Convertirse a Cristo es desearlo “creer en el Evangelio, dice el Papa, significa salir de la ilusión de la autosuficiencia para descubrir y aceptar la propia indigencia, indigencia de los demás y de Dios, exigencia de su perdón y de su amistad”. Este reconocimiento de la pobreza propia y de la necesidad de los demás se llama humildad, y es esta virtud la que nos hace falta para dejarnos ayudar por Dios y por los hermanos, especialmente en los sacramentos de la Penitencia y de la Eucaristía. Quienes dicen yo me confieso con Dios, o yo no tengo pecados, en realidad lo que dicen es yo soy autosuficiente, yo puedo salvarme solo. A esos, no les faltan pecados, lo que les falta es humildad. De allí nacen las excusas ¿por qué me tengo que confesar con otro hombre? ¿Qué mal puedo hacer yo? Si seguimos atentamente las enseñanzas de estos domingos, vamos a descubrir que pecar no es sólo violar alguno de los diez mandamientos, sino que es algo mucho más profundo que oscurece el alma y nuestras relaciones con Dios y con los demás. Es creerse autosuficiente, creerse que con mis ideas, mis criterios, mis gustos, mis normas, mis leyes, puedo salvarme, sin escuchar a Jesús que nos habla por la Iglesia “el que a Uds los recibe, me recibe a mí” “lo que ates quedará atado”

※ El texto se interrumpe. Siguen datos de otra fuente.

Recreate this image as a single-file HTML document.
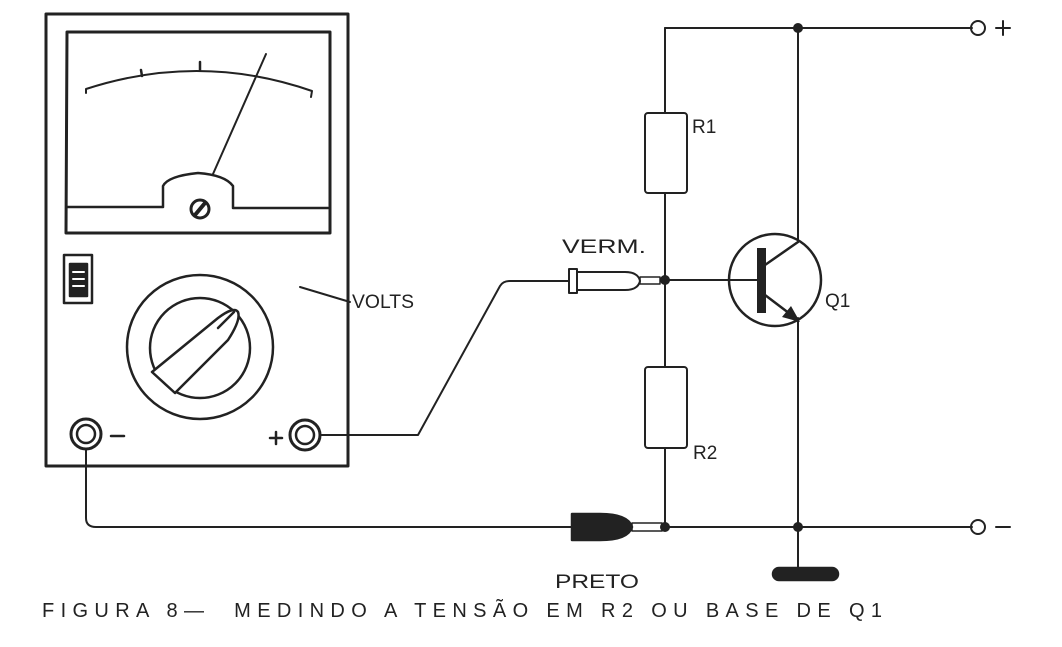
<!DOCTYPE html>
<html><head><meta charset="utf-8"><style>
html,body{margin:0;padding:0;background:#fff;}
svg{display:block;}
text{font-family:"Liberation Sans",sans-serif;fill:#222;}
</style></head><body>
<svg width="1062" height="647" viewBox="0 0 1062 647" xmlns="http://www.w3.org/2000/svg">
<g fill="none" stroke="#222" stroke-width="2.5" stroke-linecap="round" stroke-linejoin="round">
<rect x="46" y="14" width="302" height="452" stroke-width="3"/>
<path d="M67 32 H330 V233 H66 Z" stroke-width="3"/>
<path d="M67 207 H163 V186 Q168 176 198 173 Q225 175 233 186 V208 H328" />
<path d="M86 93 L86 89 Q200 52 312 91 L311 97" stroke-width="2"/>
<line x1="141" y1="70" x2="142" y2="76"/><line x1="200" y1="62" x2="200" y2="70"/>
<line x1="213" y1="174" x2="266" y2="54" stroke-width="2"/>
<circle cx="200" cy="209" r="9" stroke-width="3"/>
<line x1="195" y1="215" x2="205" y2="203" stroke-width="4"/>
<rect x="64" y="255" width="28" height="48"/>
<rect x="70" y="264" width="17" height="32" fill="#222"/>
<line x1="73" y1="272" x2="84" y2="272" stroke="#fff" stroke-width="2"/>
<line x1="73" y1="279" x2="84" y2="279" stroke="#fff" stroke-width="2"/>
<line x1="73" y1="286" x2="84" y2="286" stroke="#fff" stroke-width="2"/>
<ellipse cx="200" cy="347" rx="73" ry="72"/>
<ellipse cx="200" cy="348" rx="50" ry="50"/>
<path d="M152 372 L218 318 Q234 306 238 312 Q241 320 228 340 L175 393 Z" fill="#fff"/>
<line x1="218" y1="328" x2="234" y2="312"/>
<line x1="300" y1="287" x2="350" y2="302" stroke-width="2"/>
<circle cx="86" cy="434" r="15" stroke-width="3"/><circle cx="86" cy="434" r="9"/>
<line x1="111" y1="436" x2="124" y2="436"/>
<circle cx="305" cy="435" r="15" stroke-width="3"/><circle cx="305" cy="435" r="9"/>
<line x1="270" y1="438" x2="282" y2="438"/><line x1="276" y1="432" x2="276" y2="444"/>
<path d="M320 435 H418 L500 286 Q503 281 510 281 H568" stroke-width="2"/>
<path d="M86 449 V518 Q86 527 96 527 H574" stroke-width="2"/>
<rect x="569" y="269" width="8" height="24" stroke-width="2"/>
<path d="M577 272 H625 Q638 272 640 281 Q638 290 625 290 H577" stroke-width="2"/>
<rect x="640" y="277" width="20" height="7" stroke-width="1.5"/>
<path d="M572 514 H600 Q628 514 632 527 Q628 540 600 540 H572 Z" fill="#222"/>
<rect x="632" y="523" width="30" height="8" stroke-width="1.5"/>
<path d="M665 28 H972" stroke-width="2"/>
<path d="M665 28 V113 M665 193 V367 M665 448 V527" stroke-width="2"/>
<rect x="645" y="113" width="42" height="80" rx="3" stroke-width="2"/>
<rect x="645" y="367" width="42" height="81" rx="3" stroke-width="2"/>
<path d="M662 527 H972" stroke-width="2"/>
<path d="M798 28 V242 M798 318 V575" stroke-width="2"/>
<circle cx="978" cy="28" r="7" stroke-width="2"/>
<circle cx="978" cy="527" r="7" stroke-width="2"/>
<line x1="996" y1="28" x2="1010" y2="28" stroke-width="2"/><line x1="1003" y1="21" x2="1003" y2="35" stroke-width="2"/>
<line x1="996" y1="527" x2="1010" y2="527" stroke-width="2"/>
<circle cx="775" cy="280" r="46" stroke-width="2.5"/>
<line x1="665" y1="280" x2="758" y2="280" stroke-width="2"/>
<rect x="757" y="248" width="9" height="65" fill="#222" stroke="none"/>
<line x1="765" y1="265" x2="798" y2="242" stroke-width="2.5"/>
<line x1="765" y1="295" x2="798" y2="320" stroke-width="2.5"/>
<rect x="773" y="568" width="65" height="12" rx="6" fill="#222"/>
</g>
<polygon points="800,322 782,317 791,306" fill="#222"/>
<g fill="#222">
<circle cx="665" cy="280" r="5"/><circle cx="665" cy="527" r="5"/>
<circle cx="798" cy="28" r="5"/><circle cx="798" cy="527" r="5"/>
</g>
<text x="352" y="308" font-size="19" textLength="62" lengthAdjust="spacingAndGlyphs">VOLTS</text>
<text x="562" y="253" font-size="19" textLength="84" lengthAdjust="spacingAndGlyphs">VERM.</text>
<text x="692" y="133" font-size="19">R1</text>
<text x="693" y="459" font-size="19">R2</text>
<text x="825" y="307" font-size="19">Q1</text>
<text x="555" y="588" font-size="19" textLength="84" lengthAdjust="spacingAndGlyphs">PRETO</text>
<text x="42" y="617" font-size="20" style="white-space:pre" textLength="840" lengthAdjust="spacing">FIGURA 8—  MEDINDO A TENSÃO EM R2 OU BASE DE Q1</text>
</svg>
</body></html>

Pidamos al Señor que nos ayude a seguir subiendo el monte, que nos ayude a vivir las prácticas de la oración, la penintencia, el ayuno, la limosna y sobre todo que nos vaya mostrando el camino, como una linterna, para que podamos llegar al monte de la Pascua y contemplar la belleza de su resurrección que es la nuestra.